• **Task brief**: Write out, word for word, the first line of the data below and every line after it through the one containing "0.487, 0.527, 0.567, 0.607, 0.647, 0.687, 0.727, 0.767];".

..........

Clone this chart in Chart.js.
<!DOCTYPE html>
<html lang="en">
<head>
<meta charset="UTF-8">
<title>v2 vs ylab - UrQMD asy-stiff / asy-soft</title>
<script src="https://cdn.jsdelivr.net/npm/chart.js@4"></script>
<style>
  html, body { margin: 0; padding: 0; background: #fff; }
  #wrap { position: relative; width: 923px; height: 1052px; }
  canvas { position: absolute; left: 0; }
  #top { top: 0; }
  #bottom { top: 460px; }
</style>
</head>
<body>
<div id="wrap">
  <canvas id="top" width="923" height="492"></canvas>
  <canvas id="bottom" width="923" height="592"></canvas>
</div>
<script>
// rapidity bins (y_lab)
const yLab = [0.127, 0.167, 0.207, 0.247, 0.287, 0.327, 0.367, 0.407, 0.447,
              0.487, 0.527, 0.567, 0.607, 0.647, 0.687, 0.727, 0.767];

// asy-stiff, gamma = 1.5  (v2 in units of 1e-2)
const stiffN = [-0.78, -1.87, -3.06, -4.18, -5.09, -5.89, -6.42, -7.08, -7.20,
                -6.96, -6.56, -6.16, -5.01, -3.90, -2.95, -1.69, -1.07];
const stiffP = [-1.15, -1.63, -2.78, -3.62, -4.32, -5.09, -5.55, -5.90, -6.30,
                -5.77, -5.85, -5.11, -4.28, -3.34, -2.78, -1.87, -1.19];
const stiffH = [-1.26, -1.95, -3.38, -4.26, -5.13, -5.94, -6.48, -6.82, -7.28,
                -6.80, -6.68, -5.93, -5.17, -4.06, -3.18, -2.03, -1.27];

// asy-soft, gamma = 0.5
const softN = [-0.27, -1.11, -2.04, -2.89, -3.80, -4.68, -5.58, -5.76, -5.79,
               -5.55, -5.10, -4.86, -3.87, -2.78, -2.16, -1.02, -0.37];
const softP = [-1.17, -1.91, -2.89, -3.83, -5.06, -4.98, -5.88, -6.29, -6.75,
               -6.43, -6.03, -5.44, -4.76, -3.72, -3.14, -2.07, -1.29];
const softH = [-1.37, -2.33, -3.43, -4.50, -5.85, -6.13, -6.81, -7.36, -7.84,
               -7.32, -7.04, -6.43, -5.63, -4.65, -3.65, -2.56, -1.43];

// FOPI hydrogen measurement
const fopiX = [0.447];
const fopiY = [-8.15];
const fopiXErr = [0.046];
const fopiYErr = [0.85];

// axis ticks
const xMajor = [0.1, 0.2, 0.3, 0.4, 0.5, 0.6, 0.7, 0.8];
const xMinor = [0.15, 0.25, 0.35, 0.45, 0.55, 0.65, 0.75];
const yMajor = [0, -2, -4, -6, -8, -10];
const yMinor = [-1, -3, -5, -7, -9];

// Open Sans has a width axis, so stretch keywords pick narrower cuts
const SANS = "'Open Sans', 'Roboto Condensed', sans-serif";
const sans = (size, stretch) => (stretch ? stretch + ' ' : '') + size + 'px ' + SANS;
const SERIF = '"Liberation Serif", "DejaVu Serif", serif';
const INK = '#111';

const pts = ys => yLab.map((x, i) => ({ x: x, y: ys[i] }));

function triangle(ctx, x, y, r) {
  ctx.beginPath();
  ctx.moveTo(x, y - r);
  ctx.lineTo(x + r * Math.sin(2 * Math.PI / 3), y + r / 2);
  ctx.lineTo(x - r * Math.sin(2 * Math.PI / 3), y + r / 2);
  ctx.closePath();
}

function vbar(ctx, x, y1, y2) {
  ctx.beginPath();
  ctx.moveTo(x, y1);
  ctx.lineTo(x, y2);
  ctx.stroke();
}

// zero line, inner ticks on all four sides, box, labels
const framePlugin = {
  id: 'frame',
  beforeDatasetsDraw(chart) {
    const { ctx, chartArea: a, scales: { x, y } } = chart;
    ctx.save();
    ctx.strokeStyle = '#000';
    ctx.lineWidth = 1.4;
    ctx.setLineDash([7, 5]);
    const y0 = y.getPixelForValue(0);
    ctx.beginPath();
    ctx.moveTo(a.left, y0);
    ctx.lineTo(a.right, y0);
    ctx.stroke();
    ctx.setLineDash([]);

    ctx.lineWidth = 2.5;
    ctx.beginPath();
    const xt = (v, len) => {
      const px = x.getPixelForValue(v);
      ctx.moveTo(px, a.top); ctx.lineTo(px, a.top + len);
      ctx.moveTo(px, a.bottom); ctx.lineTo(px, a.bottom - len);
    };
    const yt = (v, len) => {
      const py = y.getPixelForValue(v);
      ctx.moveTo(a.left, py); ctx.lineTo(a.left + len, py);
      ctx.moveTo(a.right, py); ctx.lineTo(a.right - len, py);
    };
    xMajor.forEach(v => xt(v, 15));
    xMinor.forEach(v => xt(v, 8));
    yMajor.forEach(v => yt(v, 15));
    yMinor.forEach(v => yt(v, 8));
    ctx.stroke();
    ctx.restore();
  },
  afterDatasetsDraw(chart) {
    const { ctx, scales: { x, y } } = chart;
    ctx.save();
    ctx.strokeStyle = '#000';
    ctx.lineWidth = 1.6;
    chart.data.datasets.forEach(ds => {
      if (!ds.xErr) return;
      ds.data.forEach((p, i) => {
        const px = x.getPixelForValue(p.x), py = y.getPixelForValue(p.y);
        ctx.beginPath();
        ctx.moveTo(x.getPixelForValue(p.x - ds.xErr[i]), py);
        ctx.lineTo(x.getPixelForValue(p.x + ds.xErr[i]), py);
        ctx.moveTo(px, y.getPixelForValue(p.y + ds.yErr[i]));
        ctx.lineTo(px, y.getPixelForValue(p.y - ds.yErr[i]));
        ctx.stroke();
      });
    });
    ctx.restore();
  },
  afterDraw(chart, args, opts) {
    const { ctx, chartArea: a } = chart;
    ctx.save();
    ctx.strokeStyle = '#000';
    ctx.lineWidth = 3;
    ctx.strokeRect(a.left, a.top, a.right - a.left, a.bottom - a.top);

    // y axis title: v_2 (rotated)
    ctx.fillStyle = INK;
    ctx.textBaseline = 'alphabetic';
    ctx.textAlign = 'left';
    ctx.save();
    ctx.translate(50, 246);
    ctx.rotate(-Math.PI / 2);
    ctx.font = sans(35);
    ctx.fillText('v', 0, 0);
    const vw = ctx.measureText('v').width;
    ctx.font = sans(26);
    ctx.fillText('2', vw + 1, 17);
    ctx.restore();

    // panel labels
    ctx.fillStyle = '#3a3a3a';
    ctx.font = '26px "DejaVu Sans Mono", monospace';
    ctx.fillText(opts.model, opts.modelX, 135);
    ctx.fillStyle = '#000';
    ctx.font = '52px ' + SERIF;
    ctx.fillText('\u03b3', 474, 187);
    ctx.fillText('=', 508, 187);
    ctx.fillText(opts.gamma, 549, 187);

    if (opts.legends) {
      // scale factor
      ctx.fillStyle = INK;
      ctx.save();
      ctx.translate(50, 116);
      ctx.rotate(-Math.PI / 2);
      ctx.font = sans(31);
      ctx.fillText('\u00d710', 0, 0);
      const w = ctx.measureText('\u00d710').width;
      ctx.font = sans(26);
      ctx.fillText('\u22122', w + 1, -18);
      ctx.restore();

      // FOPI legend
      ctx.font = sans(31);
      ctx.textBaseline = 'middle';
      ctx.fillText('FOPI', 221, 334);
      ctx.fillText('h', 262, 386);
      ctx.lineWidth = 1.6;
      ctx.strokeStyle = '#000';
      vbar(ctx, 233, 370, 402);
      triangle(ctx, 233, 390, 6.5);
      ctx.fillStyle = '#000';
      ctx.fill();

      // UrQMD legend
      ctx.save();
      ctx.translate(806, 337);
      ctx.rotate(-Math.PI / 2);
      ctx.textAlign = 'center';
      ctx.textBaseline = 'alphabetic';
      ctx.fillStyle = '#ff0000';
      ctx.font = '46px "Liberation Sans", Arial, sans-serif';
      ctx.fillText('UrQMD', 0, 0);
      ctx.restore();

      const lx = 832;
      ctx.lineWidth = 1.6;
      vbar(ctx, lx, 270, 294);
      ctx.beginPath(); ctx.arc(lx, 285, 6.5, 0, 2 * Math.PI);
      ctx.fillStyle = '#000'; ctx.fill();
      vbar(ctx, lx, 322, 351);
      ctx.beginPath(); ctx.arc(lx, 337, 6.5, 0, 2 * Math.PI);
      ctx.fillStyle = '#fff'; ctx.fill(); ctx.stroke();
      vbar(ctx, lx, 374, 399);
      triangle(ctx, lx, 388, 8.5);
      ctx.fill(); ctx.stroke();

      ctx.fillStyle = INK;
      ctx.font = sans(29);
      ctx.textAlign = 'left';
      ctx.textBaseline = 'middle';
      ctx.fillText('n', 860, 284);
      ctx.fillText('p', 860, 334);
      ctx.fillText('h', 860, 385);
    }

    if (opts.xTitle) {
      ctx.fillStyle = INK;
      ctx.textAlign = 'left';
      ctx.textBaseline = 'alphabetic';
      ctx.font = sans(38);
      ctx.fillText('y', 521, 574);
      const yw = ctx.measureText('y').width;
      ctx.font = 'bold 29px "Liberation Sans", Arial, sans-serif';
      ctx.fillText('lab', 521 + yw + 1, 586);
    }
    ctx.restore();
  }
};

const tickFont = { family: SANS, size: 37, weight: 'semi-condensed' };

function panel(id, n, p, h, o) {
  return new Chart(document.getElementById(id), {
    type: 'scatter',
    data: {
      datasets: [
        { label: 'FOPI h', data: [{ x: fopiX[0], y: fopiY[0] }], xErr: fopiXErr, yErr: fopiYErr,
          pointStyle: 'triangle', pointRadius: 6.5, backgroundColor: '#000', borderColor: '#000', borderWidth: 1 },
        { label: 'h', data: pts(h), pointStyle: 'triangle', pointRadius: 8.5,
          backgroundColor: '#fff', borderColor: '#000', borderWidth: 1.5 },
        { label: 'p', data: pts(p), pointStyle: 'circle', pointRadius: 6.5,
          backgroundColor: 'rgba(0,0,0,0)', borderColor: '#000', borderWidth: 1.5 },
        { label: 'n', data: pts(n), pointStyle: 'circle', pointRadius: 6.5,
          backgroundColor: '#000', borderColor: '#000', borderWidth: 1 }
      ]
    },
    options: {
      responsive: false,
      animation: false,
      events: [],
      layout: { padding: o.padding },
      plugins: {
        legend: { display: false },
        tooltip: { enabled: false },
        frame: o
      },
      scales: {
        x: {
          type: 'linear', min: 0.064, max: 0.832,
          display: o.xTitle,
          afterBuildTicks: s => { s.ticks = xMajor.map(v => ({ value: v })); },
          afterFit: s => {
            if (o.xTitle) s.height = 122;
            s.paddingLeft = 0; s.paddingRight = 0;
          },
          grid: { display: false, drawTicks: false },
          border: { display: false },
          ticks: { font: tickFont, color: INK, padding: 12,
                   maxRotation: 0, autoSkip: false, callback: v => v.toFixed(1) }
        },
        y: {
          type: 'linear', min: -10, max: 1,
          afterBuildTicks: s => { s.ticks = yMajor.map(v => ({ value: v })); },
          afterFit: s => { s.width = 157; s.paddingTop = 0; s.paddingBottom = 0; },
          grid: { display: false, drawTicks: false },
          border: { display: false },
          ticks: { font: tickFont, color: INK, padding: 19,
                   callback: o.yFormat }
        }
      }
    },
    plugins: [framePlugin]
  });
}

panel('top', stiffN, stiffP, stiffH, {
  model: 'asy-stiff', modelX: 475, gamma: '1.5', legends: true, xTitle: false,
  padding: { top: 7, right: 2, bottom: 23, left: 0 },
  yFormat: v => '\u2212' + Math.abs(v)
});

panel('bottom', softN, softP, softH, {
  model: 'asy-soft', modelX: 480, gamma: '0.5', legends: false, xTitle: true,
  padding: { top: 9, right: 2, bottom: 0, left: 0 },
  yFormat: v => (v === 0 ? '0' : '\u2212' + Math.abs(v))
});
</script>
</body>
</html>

..........

• **Expected answer**:
Clone this chart in Chart.js.
<!DOCTYPE html>
<html lang="en">
<head>
<meta charset="UTF-8">
<title>v2 vs ylab - UrQMD asy-stiff / asy-soft</title>
<script src="https://cdn.jsdelivr.net/npm/chart.js@4"></script>
<style>
  html, body { margin: 0; padding: 0; background: #fff; }
  #wrap { position: relative; width: 923px; height: 1052px; }
  canvas { position: absolute; left: 0; }
  #top { top: 0; }
  #bottom { top: 460px; }
</style>
</head>
<body>
<div id="wrap">
  <canvas id="top" width="923" height="492"></canvas>
  <canvas id="bottom" width="923" height="592"></canvas>
</div>
<script>
// rapidity bins (y_lab)
const yLab = [0.127, 0.167, 0.207, 0.247, 0.287, 0.327, 0.367, 0.407, 0.447,
              0.487, 0.527, 0.567, 0.607, 0.647, 0.687, 0.727, 0.767];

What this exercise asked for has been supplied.